What is heart scintigraphy?
Myocardial scintigraphy combined with ergometry or a pharmacological (medicinal) stress test, is the most sensitive non-invasive test to identify and locate reduced blood flow to the heart muscle (Ischaemia). Furthermore it plays a role in the risk assessment of patients with suspected or known coronary heart disease and in the assessment of myocardial vitality (viability of heart muscle tissue) following an infarct.
Different radiopharmaceuticals and study protocols are used. Usually a pharmaceutical marked with technetium 99m (99mTc) (e.g. MIBI or tetrofosmin) is injected at the time of the greatest physical stress or after administering regadenoson (vessel enlarging medicine). Shortly after the scintigraphy commences (strain examination = stress examination).
Recordings at rest are prepared about 60 minutes after recordings in a state of stress or even on another day. Normally scintigraphy is performed using tomographic examination technology (detector head of the gamma camera rotates around the patient).
The recording takes about 20 minutes but the entire examination requires an absence of about 3 hours (waiting time between the individual scintigraphy examinations - stress recording and rest recording – need not be in the Clinical Department for Nuclear medicine).
Interaction with other medication.
Beta-Blockers impair ergometry, depending on the half-life of the radiopharmaceutical they should be taken up to three days before the test.
Medications containing caffeine or xanthine such as aminophylline, euphyllin, theospirex, spiropent, as well as coffee, tea, chocolate or cola drinks interfere with regadenoson as pharmacological test.
The patient should fast for the examination.
Risks (undesirable side effects)
No severe reactions have been described until now with technetium-99m marked radiopharmaceuticals. The main risk is related to the physical or pharmacological stress (rhythm disorders, heart infarction, although serious events very seldom occur, 1-10 of 100 000 examinations), stress-induced ischaemic events must be considered if necessary. The ability to drive is not influenced by this test.
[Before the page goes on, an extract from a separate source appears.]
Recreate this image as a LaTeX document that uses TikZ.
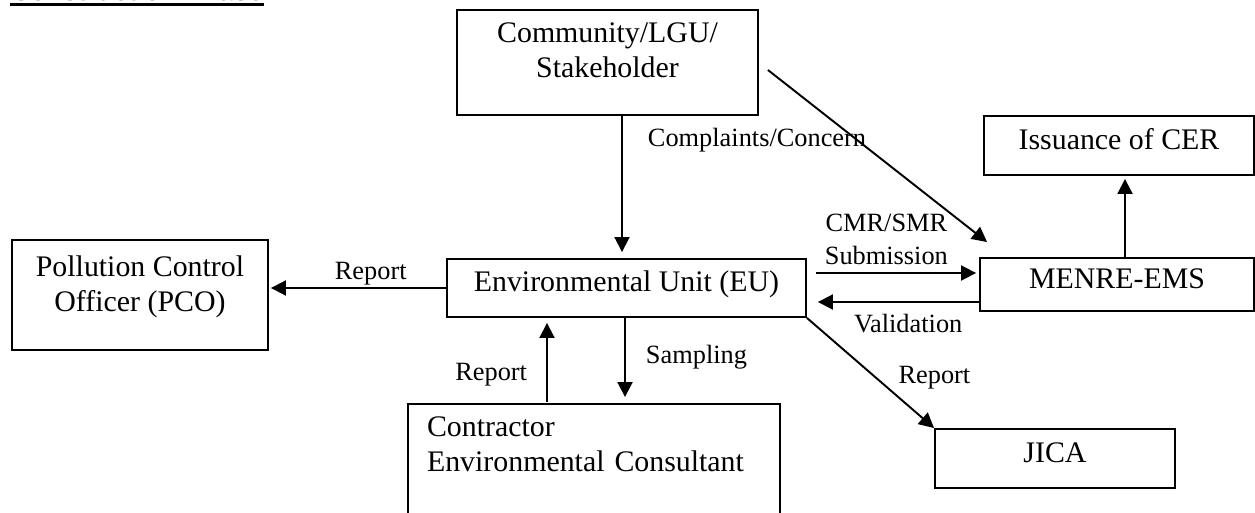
\documentclass[tikz,border=0pt]{standalone}
\usepackage{fontspec}
\setmainfont{Liberation Serif}
\newfontfamily\headfont{Liberation Sans}
\usetikzlibrary{arrows.meta, calc}

\tikzset{
  box/.style={draw, line width=1.1pt, inner sep=0pt, align=center,
    font=\fontsize{17}{20.3}\selectfont, text height=0.7em, text depth=0.3em},
  lbl/.style={inner sep=0pt, align=center, font=\fontsize{15}{19}\selectfont},
}

\begin{document}
\begin{tikzpicture}[->, >={Triangle[length=0.3cm,width=0.3cm]}, line width=1.1pt, x=0.02cm, y=-0.02cm]
  \useasboundingbox (0,0) rectangle (1255,513);
  \clip (0,0) rectangle (1255,513);

  % heading (runs off the top edge)
  \node[anchor=base west, inner sep=0pt, font=\headfont\bfseries\fontsize{15.2}{18}\selectfont] (head) at (10,0.5) {Construction Phase};
  \draw[-, line width=1.5pt] ($(head.base west)+(0,4.2)$) -- ($(head.base east)+(0,4.2)$);

  % boxes
  \node[box, minimum width=6.02cm, text height=1.354cm, text depth=0.746cm] (com) at (607.5,62.5) {Community/LGU/\\Stakeholder};
  \node[box, minimum width=5.4cm, minimum height=1.18cm] (cer) at (1119,145.5) {Issuance of CER};
  \node[box, minimum width=5.12cm, text height=1.44cm, text depth=0.76cm] (pco) at (140,295) {Pollution Control\\Officer (PCO)};
  \node[box, minimum width=7.18cm, minimum height=1.16cm] (eu) at (626.5,288) {Environmental Unit (EU)};
  \node[box, minimum width=5.48cm, minimum height=1.06cm] (menre) at (1117,284.5) {MENRE-EMS};
  \node[box, align=left, text width=6.68cm, inner xsep=0.38cm, text height=0.64cm, text depth=2.08cm] (con) at (594,472) {Contractor\\Environmental Consultant};
  \node[box, minimum width=4.8cm, minimum height=1.18cm] (jica) at (1055,458.5) {JICA};

  % flows
  \draw ($(com.south)+(14.5,0)$) -- node[lbl, pos=0.18, right=0.5cm] {Complaints/Concern} ($(eu.north)+(-4.5,-6)$);
  \draw ($(com.east)+(9,7.5)$) -- ($(menre.north west)+(8,-15)$);
  \draw ($(eu.east)+(9,-15)$) -- node[lbl, pos=0.44, above=0.14cm] {CMR/SMR\\Submission} ($(menre.west)+(-3,-11.5)$);
  \draw ($(menre.west)+(0,17.5)$) -- node[lbl, pos=0.44, below=0.22cm] {Validation} ($(eu.east)+(11,14)$);
  \draw ($(menre.north)+(8,0)$) -- ($(cer.south)+(6,3)$);
  \draw (eu.west) -- node[lbl, pos=0.43, above=0.04cm] {Report} ($(pco.east)+(2,-7)$);
  \draw ($(eu.south)+(-1.5,0)$) -- node[lbl, pos=0.5, right=0.4cm] {Sampling} ($(con.north)+(31,-6)$);
  \draw ($(con.north)+(-47,-1)$) -- node[lbl, pos=0.35, left=0.38cm] {Report} ($(eu.south)+(-79.5,5)$);
  \draw (eu.south east) -- node[lbl, pos=0.54, right=0.44cm] {Report} (jica.north west);
\end{tikzpicture}
\end{document}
The radiation load is in the medium range in the spectrum of nuclear medicine examinations.
Myocardial perfusion agents infiltrate breast milk. Any interruption to breastfeeding should be discussed with the staff of the nuclear medicine department.
Non-invasive identification of ischaemia in patients with chest complaints
Residual stress ischaemia following a myocardial infarct
Follow-up examinations after angioplasty or bypass operation.
Non-invasive search with suspected re-stenosis of a dilated or operated coronary vessel.